Patient’s rights directive proposal: Further clarity needed

Godfrey Perera, Secretary General of HOSPEEM, today commented on the European Commission’s proposals in relation to the application of patients’ rights in cross border healthcare

“As hospital and healthcare employers, HOSPEEM welcomes any action that will benefit patients within the constraints of affordability for each Member State and which does not threaten the viability of health systems. Although HOSPEEM has concerns about some of the European Commission’s proposals, it is pleased that the Commission is trying to resolve the current impasse and uncertainty. HOSPEEM believes that healthcare should be guaranteed by a clear legislative framework and not be subject to uncertainty created by court judgements. It is also vital that issues such as patient safety, reimbursement of costs and the right to legal redress are resolved. However, the Directive, as currently drafted seems to go beyond the rulings of the ECJ, by making it very difficult for the Member States to ask for prior authorisation for hospital treatment abroad. This might have serious consequences for the organisation, financing and delivery of healthcare in European Member States.”

While patient’s rights to treatment abroad have been enshrined in European law, HOSPEEM believes that the Commission’s proposals also have the potential to create health inequalities. Although all patients will have rights to access healthcare in other Member States, only the mobile and well informed patients will be able to benefit. What about the patients who are not mobile? According to the Commission’s figures, they represent over 90% whose healthcare needs are met through care provided by their domestic system.
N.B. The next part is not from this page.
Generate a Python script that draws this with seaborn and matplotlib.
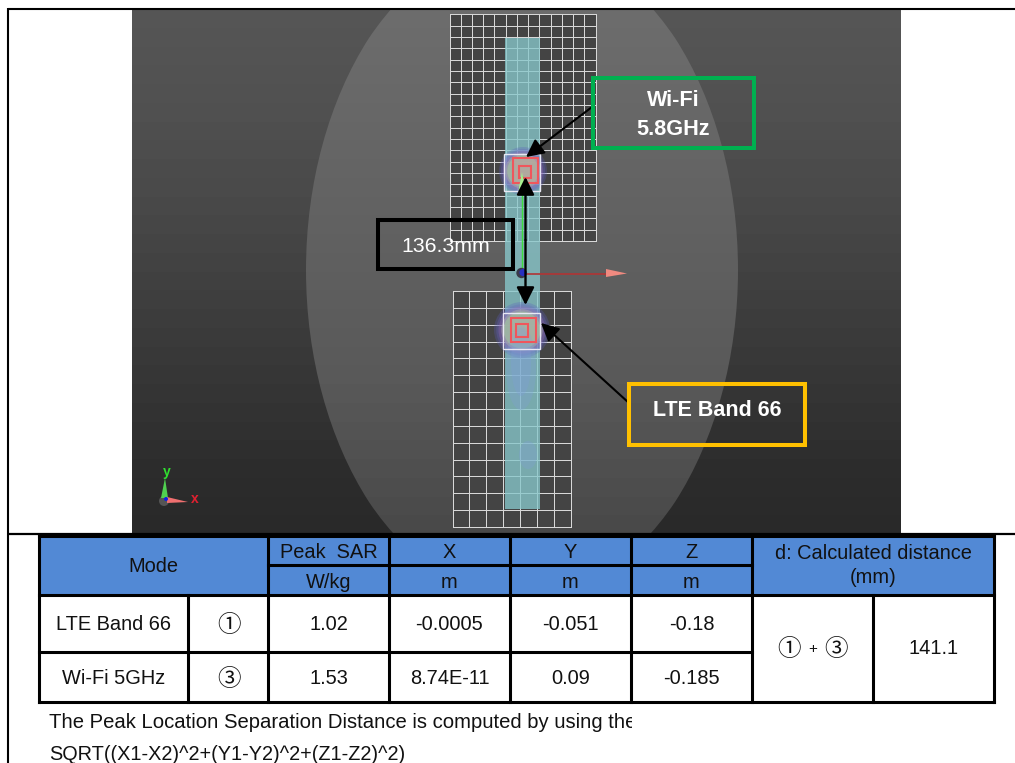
#!/usr/bin/env python3
# -*- coding: utf-8 -*-
import numpy as np
import matplotlib
matplotlib.use("Agg")
import matplotlib.pyplot as plt
import seaborn as sns
from matplotlib.colors import ListedColormap
from matplotlib.patches import Rectangle, Ellipse, Circle, Polygon

W, H = 1015, 763

# table content
header_mode = "Mode"
header_top = ["Peak  SAR", "X", "Y", "Z"]
header_units = ["W/kg", "m", "m", "m"]
header_dist = "d: Calculated distance\n(mm)"
row_modes = ["LTE Band 66", "Wi-Fi 5GHz"]
row_marks = ["①", "③"]
peak_sar = ["1.02", "1.53"]
peak_x = ["-0.0005", "8.74E-11"]
peak_y = ["-0.051", "0.09"]
peak_z = ["-0.18", "-0.185"]
pair_sign = "+"
distance_mm = "141.1"
note_lines = ["The Peak Location Separation Distance is computed by using the",
              "SQRT((X1-X2)^2+(Y1-Y2)^2+(Z1-Z2)^2)"]

# callouts
label_wifi = "Wi-Fi\n5.8GHz"
label_lte = "LTE Band 66"
label_sep = "136.3mm"

# backdrop grey levels, top to bottom of the picture
bg_levels = [85, 84, 83, 82, 81, 80, 78, 77, 75, 74, 72, 70, 68, 66, 64, 62, 60, 58,
             56, 54, 52, 50, 48, 46, 44, 43, 42, 41]
phantom_levels = [108, 107, 106, 105, 104, 103, 102, 101, 100, 99, 98, 97, 96, 95, 94,
                  93, 92, 91, 90, 89, 87, 85, 83, 81, 79, 77, 75, 73]

# measurement grids (rows, cols)
top_grid = (20, 13)
bottom_grid = (14, 7)

sns.set_theme(style="white")
plt.rcParams['font.family'] = ['Liberation Sans', 'Noto Sans CJK SC', 'DejaVu Sans']

fig = plt.figure(figsize=(W / 100, H / 100), dpi=100, facecolor="white")


def px_axes(x0, y0, x1, y1, zorder):
    a = fig.add_axes([x0 / W, 1 - y1 / H, (x1 - x0) / W, (y1 - y0) / H], zorder=zorder)
    a.set_axis_off()
    return a


# main overlay in pixel coordinates
ax = fig.add_axes([0, 0, 1, 1], zorder=5)
ax.set_xlim(0, W)
ax.set_ylim(H, 0)
ax.set_axis_off()
ax.patch.set_alpha(0)

# backdrop and phantom, drawn as one column heatmaps
bg_ax = px_axes(132, 9, 901, 534, 1)
grey_cmap = sns.color_palette("gray", as_cmap=True)
sns.heatmap(np.array(bg_levels)[:, None], ax=bg_ax, cmap=grey_cmap, vmin=0, vmax=255,
            cbar=False, xticklabels=False, yticklabels=False)
sns.heatmap(np.array(phantom_levels)[:, None], ax=bg_ax, cmap=grey_cmap, vmin=0, vmax=255,
            cbar=False, xticklabels=False, yticklabels=False)
phantom = Ellipse((522, 270), 432, 656, transform=ax.transData)
bg_ax.collections[-1].set_clip_path(phantom)
bg_ax.set_axis_off()


def draw_grid(shape, box, zorder):
    g_ax = px_axes(*box, zorder)
    sns.heatmap(np.zeros(shape), ax=g_ax, cmap=ListedColormap(["#444444"]), cbar=False,
                linewidths=0.55, linecolor="#d8d8d8", xticklabels=False, yticklabels=False,
                clip_on=False)
    g_ax.set_axis_off()


draw_grid(top_grid, (449.5, 14.5, 595.5, 241), 2)
draw_grid(bottom_grid, (452.5, 291, 571, 527), 2)

# teal strip
ax.add_patch(Rectangle((505, 38), 35, 471, facecolor="#88C8CC", alpha=0.78, lw=0, zorder=1))


def hot_spot(cx, cy, r):
    # halo around the peak, built from stacked translucent ellipses
    for scale, col, alpha in ((1.0, "#5a5cc0", 0.28), (0.92, "#6a60c0", 0.28), (0.84, "#a070b8", 0.3),
                              (0.74, "#a8a8a8", 0.55), (0.66, "#a0bca0", 0.75)):
        ax.add_patch(Ellipse((cx, cy), r * 2 * scale, r * 2 * scale, facecolor=col, alpha=alpha, lw=0, zorder=2))


hot_spot(523, 171, 24)
hot_spot(522, 330, 28)
for cx, cy, rx, ry, alpha in ((521, 368, 15, 42, 0.3), (521, 362, 10, 34, 0.3), (528, 455, 9, 14, 0.3)):
    ax.add_patch(Ellipse((cx, cy), rx * 2, ry * 2, facecolor="#7f9fd8", alpha=alpha, lw=0, zorder=2))
# pink ring just inside the red squares
ax.add_patch(Rectangle((513, 158), 25, 25, facecolor="#d89898", alpha=0.35, lw=0, zorder=2))
ax.add_patch(Rectangle((511, 318), 25, 24, facecolor="#c8a8a0", alpha=0.2, lw=0, zorder=2))


def squares(white, red_a, red_b):
    ax.add_patch(Rectangle(white[:2], white[2], white[3], fill=False, ec="#e8e8f4", lw=1.0, zorder=3))
    for r in (red_a, red_b):
        ax.add_patch(Rectangle(r[:2], r[2], r[3], fill=False, ec="#f0565c", lw=1.5, zorder=3))


squares((504, 154, 36.5, 37), (513, 158, 25, 25), (519, 166, 12, 12))
squares((503, 313, 37, 36), (511, 318, 25, 24), (516, 324, 12, 13))

# coordinate axes at the origin
ax.plot([522, 522], [273, 176], color="#3ddc3d", lw=1.0, zorder=4)
ax.add_patch(Polygon([(518.5, 190), (525, 190), (522, 172)], facecolor="#a8f090", lw=0, zorder=4))
ax.plot([524, 606], [273.5, 273.5], color="#b03434", lw=1.2, zorder=4)
ax.add_patch(Polygon([(606, 269), (627, 273.5), (606, 277)], facecolor="#f08a80", lw=0, zorder=4))
ax.add_patch(Circle((521.5, 273), 5.2, facecolor="#3a3a4a", lw=0, zorder=4))
ax.add_patch(Circle((523, 272.5), 3.6, facecolor="#2830c0", lw=0, zorder=4))

# triad in the corner
ax.add_patch(Circle((164, 501), 5, facecolor="#555555", lw=0, zorder=4))
ax.add_patch(Polygon([(161, 498), (168, 498), (165, 478)], facecolor="#50d050", lw=0, zorder=4))
ax.add_patch(Polygon([(167, 497), (167, 503), (188, 502)], facecolor="#f07070", lw=0, zorder=4))
ax.add_patch(Circle((166, 499), 2, facecolor="#1020e0", lw=0, zorder=4))
ax.text(166.5, 472, "y", color="#30e030", fontsize=10, fontweight="bold", ha="center", va="center", zorder=4)
ax.text(195, 499, "x", color="#e02030", fontsize=10, fontweight="bold", ha="center", va="center", zorder=4)


def arrow(start, end, lw=1.5, head=(15, 7.5)):
    ax.annotate("", xy=end, xytext=start, zorder=6,
                arrowprops=dict(arrowstyle="-|>,head_length=%.2f,head_width=%.2f" % (head[0] / 10, head[1] / 10),
                                color="black", lw=lw, shrinkA=0, shrinkB=0, mutation_scale=10 * 0.72))


arrow((525.5, 240), (525.5, 177), lw=1.7)
arrow((525.5, 240), (525.5, 305), lw=1.7)
arrow((592, 107), (526, 157))
arrow((629, 403), (541, 323))

# callout boxes
for box, col in (((593, 78, 161, 70), "#00B050"), ((378, 220, 135, 49), "black"), ((629, 384, 176, 61), "#FFC000")):
    ax.add_patch(Rectangle(box[:2], box[2], box[3], fill=False, ec=col, lw=2.9, zorder=6))
ax.text(673, 115, label_wifi, color="white", fontsize=15.6, fontweight="bold", ha="center", va="center",
        linespacing=1.5, zorder=6)
ax.text(446, 246.5, label_sep, color="white", fontsize=15.3, ha="center", va="center", zorder=6)
ax.text(717, 410.5, label_lte, color="white", fontsize=15.5, fontweight="bold", ha="center", va="center", zorder=6)

# page rules
ax.plot([8, 8], [8, H], color="black", lw=1.5, zorder=7, solid_capstyle="butt")
ax.plot([8, W], [8.5, 8.5], color="black", lw=1.5, zorder=7, solid_capstyle="butt")
ax.plot([8, W], [534, 534], color="black", lw=1.6, zorder=7, solid_capstyle="butt")

# table
xs = [39.5, 188.5, 268, 389, 510, 631, 752, 873, 994]
ys = [536, 565, 594.5, 651.5, 702]
blue = "#5289D5"
ax.add_patch(Rectangle((xs[0], ys[0]), xs[-1] - xs[0], ys[2] - ys[0], facecolor=blue, lw=0, zorder=8))
ax.add_patch(Rectangle((xs[0], ys[2]), xs[-1] - xs[0], ys[4] - ys[2], facecolor="white", lw=0, zorder=8))


def rule(x0, y0, x1, y1):
    ax.plot([x0, x1], [y0, y1], color="black", lw=2.2, zorder=9, solid_capstyle="projecting")


rule(xs[0], ys[0], xs[-1], ys[0])
rule(xs[2], ys[1], xs[6], ys[1])
rule(xs[0], ys[2], xs[-1], ys[2])
rule(xs[0], ys[3], xs[6], ys[3])
rule(xs[0], ys[4], xs[-1], ys[4])
rule(xs[0], ys[0], xs[0], ys[4])
rule(xs[1], ys[2], xs[1], ys[4])
for i in range(2, 7):
    rule(xs[i], ys[0], xs[i], ys[4])
rule(xs[7], ys[2], xs[7], ys[4])
rule(xs[8], ys[0], xs[8], ys[4])

fs = 14.4
txt = dict(ha="center", va="center", fontsize=fs, color="#111111", zorder=10)
ax.text((xs[0] + xs[2]) / 2, 566, header_mode, **txt)
for i in range(4):
    ax.text((xs[i + 2] + xs[i + 3]) / 2, 552, header_top[i], **txt)
    ax.text((xs[i + 2] + xs[i + 3]) / 2, 582, header_units[i], **txt)
ax.text((xs[6] + xs[8]) / 2, 565.5, header_dist, linespacing=1.35, **txt)
for c, col in enumerate([row_modes, None, peak_sar, peak_x, peak_y, peak_z]):
    if col is None:
        continue
    cx = (xs[c] + xs[c + 1]) / 2
    for r, val in enumerate(col):
        ax.text(cx, 625 if r == 0 else 679, val, **txt)

mark = dict(txt, fontsize=17)
for y, val in zip((625.5, 679.5), row_marks):
    ax.text(229, y, val, **mark)
ax.text(789, 649.5, row_marks[0], **mark)
ax.text(813, 649, pair_sign, **dict(txt, fontsize=11))
ax.text(836, 649.5, row_marks[1], **mark)
ax.text((xs[7] + xs[8]) / 2, 648.5, distance_mm, **txt)

for y, line, size in zip((722.5, 754), note_lines, (14.55, 14.35)):
    t = ax.text(49.5, y, line, ha="left", va="center", fontsize=size, color="#111111", zorder=10, clip_on=True)
    t.set_clip_path(Rectangle((40, 705), 592, 58, transform=ax.transData))

fig.savefig("out.png", dpi=100)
HOSPEEM takes the view that further clarification is needed about the authorisation process. We believe that patients should be required to go through prior authorisation procedures in their home country before seeking hospital care abroad and asking to be reimbursed for this care. Prior authorisation procedures allow healthcare systems to monitor their finances, plan the delivery of services and the management of the healthcare workforce.

HOSPEEM members believe it is important that when patients go abroad for treatment then their home health system, as the financer of the care, is able to decide what treatment is most appropriate. HOSPEEM takes the strong view that Member States should be able to retain the right to plan services and manage resources in order to ensure the financial viability of their health systemsand that the European Commission do not go beyond their competences in this area
HOSPEEM is concerned that the draft directive could also create extra bureaucratic burdens for health systems which could prove expensive and time consuming.

Therefore we want to ensure that all the ramifications of the Commissions’ proposals are properly considered and look forward to working closely with the European Commission, the Council and the European Parliament, so that the views of European hospital and healthcare employers are taken in to account. Moreover, we look forward to see included into the debate the position of the hospital sector social partners as expressed in the joint statement on health services in the European Union.

To conclude, said Godfrey Perera, “We hope that the co-decision procedure will provide answers to the questions we are putting forward today and will give us back a text that will genuinely be helpful to all EU patients and healthcare providers.”